Re: [PATCH v2] arm64/sve: Fix wrong free for task->thread.sve_state

From: Dave Martin
Date: Mon Sep 30 2019 - 11:34:28 EST


On Mon, Sep 30, 2019 at 10:29:53AM -0400, Masayoshi Mizuma wrote:
> Hi Julien and Dave,
>
> On Mon, Sep 30, 2019 at 02:02:46PM +0100, Dave Martin wrote:
> > On Mon, Sep 30, 2019 at 01:23:18PM +0100, Julien Grall wrote:
> > > Hi,
> > >
> > > On 27/09/2019 16:39, Masayoshi Mizuma wrote:
> > > >From: Masayoshi Mizuma <m.mizuma@xxxxxxxxxxxxxx>
> > > >
> > > >The system which has SVE feature crashed because of
> > > >the memory pointed by task->thread.sve_state was destroyed
> > > >by someone.
> > > >
> > > >That is because sve_state is freed while the forking the
> > > >child process. The child process has the pointer of sve_state
> > > >which is same as the parent's because the child's task_struct
> > > >is copied from the parent's one. If the copy_process()
> > > >fails as an error on somewhere, for example, copy_creds(),
> > > >then the sve_state is freed even if the parent is alive.
> > > >The flow is as follows.
> > > >
> > > >copy_process
> > > > p = dup_task_struct
> > > > => arch_dup_task_struct
> > > > *dst = *src; // copy the entire region.
> > > >:
> > > > retval = copy_creds
> > > > if (retval < 0)
> > > > goto bad_fork_free;
> > > >:
> > > >bad_fork_free:
> > > >...
> > > > delayed_free_task(p);
> > > > => free_task
> > > > => arch_release_task_struct
> > > > => fpsimd_release_task
> > > > => __sve_free
> > > > => kfree(task->thread.sve_state);
> > > > // free the parent's sve_state
> > > >
> > > >Move child's sve_state = NULL and clearing TIF_SVE flag
> > > >to arch_dup_task_struct() so that the child doesn't free the
> > > >parent's one.
> > > >
> > > >Cc: stable@xxxxxxxxxxxxxxx
> > > >Fixes: bc0ee4760364 ("arm64/sve: Core task context handling")
> > >
> > > Looking at the log, it looks like THREAD_INFO_IN_TASK was selected before
> > > the bc0ee4760364. So it should be fine to backport for all the Linux tree
> > > contain this commit.
>
> I think this patch is needed for the kernel has SVE support.
> I'll add the Cc tag as Dave said:
>
> Cc: stable@xxxxxxxxxxxxxxx # 4.15+

Based on running git log --grep='stable@vger.*#.*-', the most common
syntax for this situation seems to be

Cc: <stable@xxxxxxxxxxxxxxx> # 4.15.x-

> So, I suppose this patch will be backported to stables 5.3.X,
> 5.2.X and longterm 4.19.X.
> Does this make sense?

Yes, I think so. It's up to the stable maintainers to decide which
trees the patch actually gets applied too.

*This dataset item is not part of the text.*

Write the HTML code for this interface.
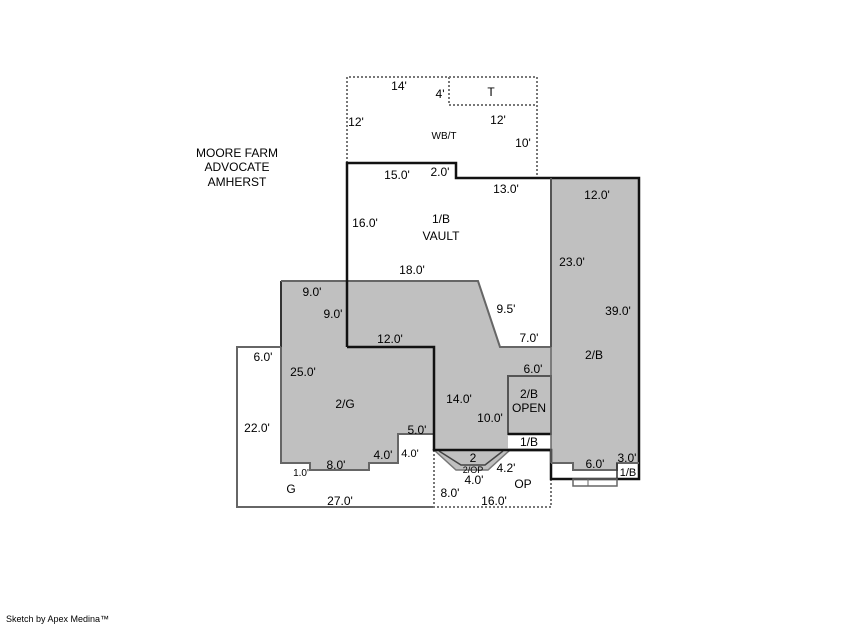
<!DOCTYPE html>
<html><head><meta charset="utf-8"><style>
html,body{margin:0;padding:0;background:#fff;}
svg{display:block;}
text{font-family:"Liberation Sans",Arial,sans-serif;font-size:12px;fill:#000;}
</style></head><body>
<svg width="853" height="625" viewBox="0 0 853 625" xmlns="http://www.w3.org/2000/svg">
<!-- gray fills -->
<polygon points="281,281 478,281 500,347 551,347 551,178 639,178 639,463 617,463 617,470 573,470 573,463 551,463 551,450 434,450 434,434 398,434 398,463 369,463 369,470 310,470 310,463 281,463" fill="#c0c0c0"/>
<rect x="508" y="434" width="43" height="16" fill="#fff"/>
<rect x="508" y="376" width="43" height="58" fill="#c0c0c0" stroke="#555" stroke-width="2"/>
<!-- 2/G outline -->
<polyline points="281,347 281,463 310,463 310,470 369,470 369,463 398,463 398,434 434,434" fill="none" stroke="#666" stroke-width="2"/>
<line x1="281" y1="281" x2="281" y2="347" stroke="#333" stroke-width="2"/>
<polyline points="281,281 478,281 500,347 551,347" fill="none" stroke="#666" stroke-width="2"/>
<!-- garage -->
<polyline points="281,347 237,347 237,507 434,507" fill="none" stroke="#666" stroke-width="2"/>
<!-- OP dotted -->
<polyline points="434,450 434,507 551,507 551,479" fill="none" stroke="#777" stroke-width="2" stroke-dasharray="2,2"/>
<!-- bay -->
<polygon points="434,450 456,470 488,470 510,450" fill="#c0c0c0" stroke="#777" stroke-width="1.5"/>
<polyline points="439,451 461,465 485,465 503,451" fill="none" stroke="#444" stroke-width="1.5"/>
<!-- WB/T dotted -->
<polyline points="347,163 347,77 537,77 537,178" fill="none" stroke="#777" stroke-width="2" stroke-dasharray="2,2"/>
<polyline points="449,77 449,105 537,105" fill="none" stroke="#777" stroke-width="2" stroke-dasharray="2,2"/>
<!-- thick main outline -->
<polyline points="347,347 347,163 456,163 456,178 639,178 639,479 551,479 551,450 508,450" fill="none" stroke="#111" stroke-width="2.5"/>
<polyline points="347,347 434,347 434,450 551,450" fill="none" stroke="#111" stroke-width="2.5"/>
<line x1="508" y1="434" x2="551" y2="434" stroke="#111" stroke-width="2.5"/>
<line x1="551" y1="178" x2="551" y2="347" stroke="#555" stroke-width="2"/>
<line x1="551" y1="347" x2="551" y2="463" stroke="#666" stroke-width="1.5"/>
<!-- bottom right notch -->
<polyline points="551,463 573,463 573,470 617,470 617,463 639,463" fill="none" stroke="#666" stroke-width="2"/>
<line x1="617" y1="463" x2="617" y2="479" stroke="#333" stroke-width="1.5"/>
<rect x="573" y="479" width="44" height="7" fill="none" stroke="#666" stroke-width="1.5"/>
<line x1="588" y1="479" x2="588" y2="486" stroke="#666" stroke-width="1"/>

<!-- labels -->
<g text-anchor="middle">
<text x="237" y="157">MOORE FARM</text>
<text x="237" y="171">ADVOCATE</text>
<text x="237" y="186">AMHERST</text>
<text x="399" y="90">14'</text>
<text x="440" y="98">4'</text>
<text x="491" y="96">T</text>
<text x="356" y="126">12'</text>
<text x="498" y="124">12'</text>
<text x="444" y="139" style="font-size:10px">WB/T</text>
<text x="523" y="147">10'</text>
<text x="397" y="179">15.0'</text>
<text x="440" y="176">2.0'</text>
<text x="506" y="193">13.0'</text>
<text x="597" y="199">12.0'</text>
<text x="365" y="227">16.0'</text>
<text x="441" y="223">1/B</text>
<text x="441" y="240">VAULT</text>
<text x="412" y="274">18.0'</text>
<text x="572" y="266">23.0'</text>
<text x="312" y="296">9.0'</text>
<text x="333" y="318">9.0'</text>
<text x="506" y="313">9.5'</text>
<text x="618" y="315">39.0'</text>
<text x="390" y="343">12.0'</text>
<text x="529" y="342">7.0'</text>
<text x="594" y="359">2/B</text>
<text x="263" y="361">6.0'</text>
<text x="533" y="373">6.0'</text>
<text x="303" y="376">25.0'</text>
<text x="529" y="398">2/B</text>
<text x="529" y="412">OPEN</text>
<text x="459" y="403">14.0'</text>
<text x="345" y="408">2/G</text>
<text x="490" y="422">10.0'</text>
<text x="257" y="432">22.0'</text>
<text x="417" y="434">5.0'</text>
<text x="529" y="446">1/B</text>
<text x="410" y="457" style="font-size:11px">4.0'</text>
<text x="383" y="459">4.0'</text>
<text x="473" y="462">2</text>
<text x="473" y="473" style="font-size:9px">2/OP</text>
<text x="506" y="472">4.2'</text>
<text x="595" y="468">6.0'</text>
<text x="627" y="462">3.0'</text>
<text x="628" y="476" style="font-size:11px">1/B</text>
<text x="301" y="476" style="font-size:10px">1.0'</text>
<text x="336" y="469">8.0'</text>
<text x="474" y="484">4.0'</text>
<text x="523" y="488">OP</text>
<text x="291" y="493">G</text>
<text x="450" y="497">8.0'</text>
<text x="340" y="505">27.0'</text>
<text x="494" y="505">16.0'</text>
</g>
<text x="6" y="622" style="font-size:9px">Sketch by Apex Medina™</text>
</svg>
</body></html>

> > > >Signed-off-by: Masayoshi Mizuma <m.mizuma@xxxxxxxxxxxxxx>
> > > >Reported-by: Hidetoshi Seto <seto.hidetoshi@xxxxxxxxxxxxxx>
> > > >Suggested-by: Dave Martin <Dave.Martin@xxxxxxx>
> > >
> > > I have tested the patch and can confirm that double-free disappeared after
> > > the patch is applied:
> > >
> > > Tested-by: Julien Grall <julien.grall@xxxxxxx>
>
> Thank you so much!
>
> >
> > Good to have that confirmed -- thanks for verifying.
> >
> > [...]
> >
> > > >---
> > > > arch/arm64/kernel/process.c | 21 ++++-----------------
> > > > 1 file changed, 4 insertions(+), 17 deletions(-)
> > > >
> > > >diff --git a/arch/arm64/kernel/process.c b/arch/arm64/kernel/process.c
> > > >index f674f28df..6937f5935 100644
> > > >--- a/arch/arm64/kernel/process.c
> > > >+++ b/arch/arm64/kernel/process.c
> > > >@@ -323,22 +323,16 @@ void arch_release_task_struct(struct task_struct *tsk)
> > > > fpsimd_release_task(tsk);
> > > > }
> > > >-/*
> > > >- * src and dst may temporarily have aliased sve_state after task_struct
> > > >- * is copied. We cannot fix this properly here, because src may have
> > > >- * live SVE state and dst's thread_info may not exist yet, so tweaking
> > > >- * either src's or dst's TIF_SVE is not safe.
> > > >- *
> > > >- * The unaliasing is done in copy_thread() instead. This works because
> > > >- * dst is not schedulable or traceable until both of these functions
> > > >- * have been called.
> > > >- */
> > >
> > > It would be good to explain in the commit message why tweaking "dst" in
> > > arch_dup_task_struct() is fine.
> > >
> > > From my understanding, Arm64 used to have thread_info on the stack. So it
> > > would not be possible to clear TIF_SVE until the stack is initialized.
> > >
> > > Now that the thread_info is part of the task, it should be valid to modify
> > > the flag from arch_dup_task_struct().
> > >
> > > Note that technically, TIF_SVE does not need to be cleared from
> > > arch_dup_task_struct(). It could also be done from copy_thread(). But it is
> > > easier to keep the both changes together.
>
> Thanks, let me add some comments to the commit log.
>
> > >
> > > > int arch_dup_task_struct(struct task_struct *dst, struct task_struct *src)
> > > > {
> > > > if (current->mm)
> > > > fpsimd_preserve_current_state();
> > > > *dst = *src;
> >
> > Ack, some more explanation would be a good idea here.
> >
> > Maybe the following comments are sufficient?
> >
> > /* We rely on the above assingment to initialise dst's thread_flags: */
>
> Thanks, I'll add this comment.
>
> >
> > > >+ BUILD_BUG_ON(!IS_ENABLED(CONFIG_THREAD_INFO_IN_TASK));
> > >
> >
> > and
> >
> > /*
> > * Detach src's sve_state (if any) from dst so that it does not
> > * get erroneously used or freed prematurely. dst's sve_state
> > * will be allocated on demand later on if dst uses SVE.
> > * For consistency, also clear TIF_SVE here: this could be done
> > * later in copy_process(), but to avoid tripping up future
> > * maintainers it is best not to leave TIF_SVE and sve_state in
> > * an inconsistent state, even temporarily.
> > */
>
> I'll add this comments.

OK, if these make sense to you, feel free to add them.

[...]

Cheers
---Dave